Sempre poderemos achar em outros vira-latas um pouco do sorriso otimista dele, ou de seu amor por correr na areia, quem sabe? Nossas chances de que isso aconteça de fato existem. Já tiramos a carta premiada uma vez, com sua chegada. Por que não tiraríamos a segunda? Tenho cá pra mim que somos sortudas nesse assunto.
O terceiro ponto, a respeito da eventual e inevitável morte dele num dia que esperamos estar BEM longe: minha filha...TU-DO, tudo MESMO nesse mundo, morre. Gente, árvore, bicho, ideias, certezas, pássaros, amores, flores... Tudo mesmo.
E sabe... Passa rápido demais o tempo que temos para existir. E por isso devemos ser relevantes, por mais difícil que às vezes isso pareça. Precisamos apreciar tudo que nos somam alegrias e felicidades, sejam estes gente, árvore, bichos, ideias, certezas, pássaros, amores ou flores. Estou a menos de um mês de completar 30 anos e pareço só agora começar a me dar conta disso, também impulsionada por este debate.
Dizem que conselho, se fosse bom, estaria à venda. Mas, ainda acredito que coisas relevantes também acontecem de graça, assim como os vira-latas para adoção. E o meu conselho de mãe é para que, independente do assunto, conversem de forma honesta com seus filhos. A honestidade sempre gera bons frutos e poupa decepções futuras.

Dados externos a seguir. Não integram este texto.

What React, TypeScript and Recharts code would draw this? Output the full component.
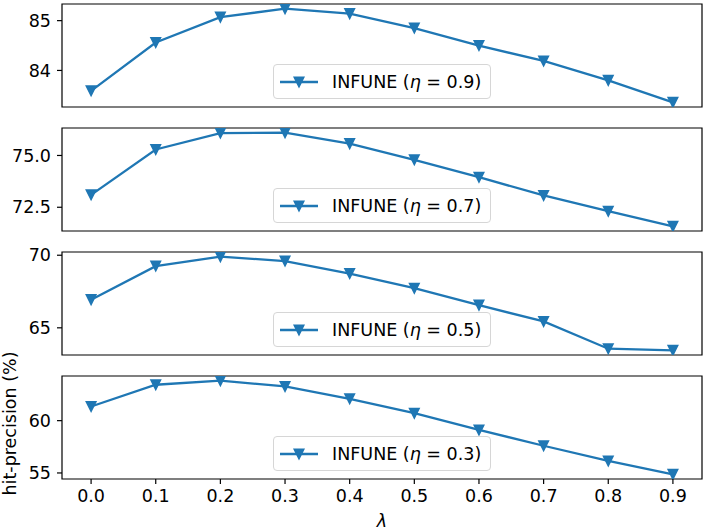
import { Legend, Line, LineChart, ReferenceArea, XAxis, YAxis } from "recharts";

const LAMBDA = [0, 0.1, 0.2, 0.3, 0.4, 0.5, 0.6, 0.7, 0.8, 0.9];

const ETA_09 = [83.59, 84.56, 85.07, 85.24, 85.14, 84.85, 84.5, 84.19, 83.8, 83.36];
const ETA_07 = [73.1, 75.29, 76.08, 76.1, 75.57, 74.79, 73.95, 73.07, 72.31, 71.58];
const ETA_05 = [66.94, 69.25, 69.9, 69.6, 68.74, 67.73, 66.56, 65.44, 63.56, 63.45];
const ETA_03 = [61.35, 63.43, 63.82, 63.27, 62.09, 60.71, 59.11, 57.6, 56.15, 54.87];

const PANELS = [
  { eta: "0.9", values: ETA_09, ticks: [84, 85], digits: 0 },
  { eta: "0.7", values: ETA_07, ticks: [72.5, 75.0], digits: 1 },
  { eta: "0.5", values: ETA_05, ticks: [65, 70], digits: 0 },
  { eta: "0.3", values: ETA_03, ticks: [55, 60], digits: 0 },
];

const BLUE = "#1f77b4";
const FONT = "'DejaVu Sans', sans-serif";
const FONT_SIZE = 17.5;
const X_DOMAIN: [number, number] = [-0.045, 0.945];

// plot frame geometry (page pixels)
const PLOT_LEFT = 62;
const PLOT_RIGHT = 702;
const FIRST_TOP = 4;
const PLOT_H = 103;
const STEP = 124;

function padDomain(values: number[]): [number, number] {
  const lo = Math.min(...values);
  const hi = Math.max(...values);
  const m = (hi - lo) * 0.05;
  return [lo - m, hi + m];
}

function TriDown(props: any) {
  const { cx, cy, index } = props;
  if (cx == null || cy == null) return null;
  const r = 4.8;
  return (
    <path
      key={`tri-${index}`}
      d={`M${cx - r},${cy - r}L${cx + r},${cy - r}L${cx},${cy + r}Z`}
      fill={BLUE}
      stroke={BLUE}
      strokeWidth={1.5}
    />
  );
}

function LegendBox({ eta }: { eta: string }) {
  return (
    <div
      style={{
        boxSizing: "border-box",
        width: 218,
        height: 35,
        display: "flex",
        alignItems: "center",
        paddingLeft: 6,
        border: "1px solid #d6d6d6",
        borderRadius: 4,
        background: "rgba(255,255,255,0.8)",
        fontFamily: FONT,
        fontSize: FONT_SIZE,
        color: "#000",
        whiteSpace: "nowrap",
      }}
    >
      <svg width={38} height={14} style={{ display: "block" }}>
        <line x1={0} y1={7} x2={38} y2={7} stroke={BLUE} strokeWidth={2.3} />
        <path d="M14.2,2.2L23.8,2.2L19,11.8Z" fill={BLUE} stroke={BLUE} strokeWidth={1.5} />
      </svg>
      <span style={{ marginLeft: 14 }}>
        INFUNE (<span style={{ fontStyle: "italic" }}>η</span> = {eta})
      </span>
    </div>
  );
}

function YLabel(props: any) {
  const vb = props.viewBox || { x: 0, y: 0, width: 0, height: 0 };
  const x = vb.x + 16;
  const y = vb.y + vb.height / 2 - 4;
  return (
    <text
      x={x}
      y={y}
      transform={`rotate(-90, ${x}, ${y})`}
      textAnchor="middle"
      fontFamily={FONT}
      fontSize={FONT_SIZE}
      fill="#000"
    >
      hit-precision (%)
    </text>
  );
}

function Panel({ index }: { index: number }) {
  const p = PANELS[index];
  const last = index === PANELS.length - 1;
  const padTop = last ? 34 : 8;
  const top = FIRST_TOP + index * STEP;
  const xAxisH = last ? 531 - (top + PLOT_H) : 10;
  const height = padTop + PLOT_H + xAxisH;
  const yDomain = padDomain(p.values);
  const data = LAMBDA.map((l, i) => ({ l, v: p.values[i] }));
  const tickStyle = { fontFamily: FONT, fontSize: FONT_SIZE, fill: "#000" };
  const legendLeft = (PLOT_LEFT + PLOT_RIGHT) / 2 - 109;

  return (
    <div style={{ position: "absolute", left: 0, top: top - padTop }}>
      <LineChart
        width={706}
        height={height}
        data={data}
        margin={{ top: padTop, right: 706 - PLOT_RIGHT, bottom: 0, left: 0 }}
      >
        <XAxis
          type="number"
          dataKey="l"
          domain={X_DOMAIN}
          allowDataOverflow
          ticks={LAMBDA}
          interval={0}
          tickFormatter={(v: number) => v.toFixed(1)}
          tick={last ? tickStyle : false}
          tickSize={5}
          tickMargin={6}
          tickLine={{ stroke: "#000", strokeWidth: 1.2 }}
          axisLine={false}
          height={xAxisH}
          label={
            last
              ? {
                  value: "λ",
                  position: "insideBottom",
                  offset: 4,
                  style: { fontFamily: FONT, fontSize: FONT_SIZE, fontStyle: "italic", fill: "#000" },
                }
              : undefined
          }
        />
        <YAxis
          type="number"
          domain={yDomain}
          allowDataOverflow
          ticks={p.ticks}
          interval={0}
          tickFormatter={(v: number) => v.toFixed(p.digits)}
          tick={tickStyle}
          tickSize={5}
          tickMargin={6}
          tickLine={{ stroke: "#000", strokeWidth: 1.2 }}
          axisLine={false}
          width={PLOT_LEFT}
          label={last ? { content: YLabel } : undefined}
        />
        <Legend
          layout="horizontal"
          verticalAlign="middle"
          content={() => <LegendBox eta={p.eta} />}
          wrapperStyle={{ left: legendLeft, top: padTop + PLOT_H - 8 - 35, width: 218, height: 35 }}
        />
        <Line
          type="linear"
          dataKey="v"
          stroke={BLUE}
          strokeWidth={2.3}
          dot={TriDown}
          activeDot={false}
          isAnimationActive={false}
        />
        <ReferenceArea
          x1={X_DOMAIN[0]}
          x2={X_DOMAIN[1]}
          y1={yDomain[0]}
          y2={yDomain[1]}
          fill="none"
          fillOpacity={0}
          stroke="#000"
          strokeWidth={1.2}
          ifOverflow="visible"
        />
      </LineChart>
    </div>
  );
}

export default function App() {
  return (
    <div
      style={{
        position: "absolute",
        left: 0,
        top: 0,
        width: 706,
        height: 531,
        background: "#fff",
        fontFamily: FONT,
      }}
    >
      {PANELS.map((p, i) => (
        <Panel key={p.eta} index={i} />
      ))}
    </div>
  );
}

Pois é: nosso cachorro um dia vai mesmo morrer. E antes disso não nos deixará filhotes. Mas boa parte do mérito por ele ser esse bicho carinhoso e querido é da castração. Se não fosse castrado, provavelmente não seria tão doce. E sobre seus descendentes, pense na população de vira-latas do mundo como uma enorme família. Nunca nos faltará um a ser ajudado.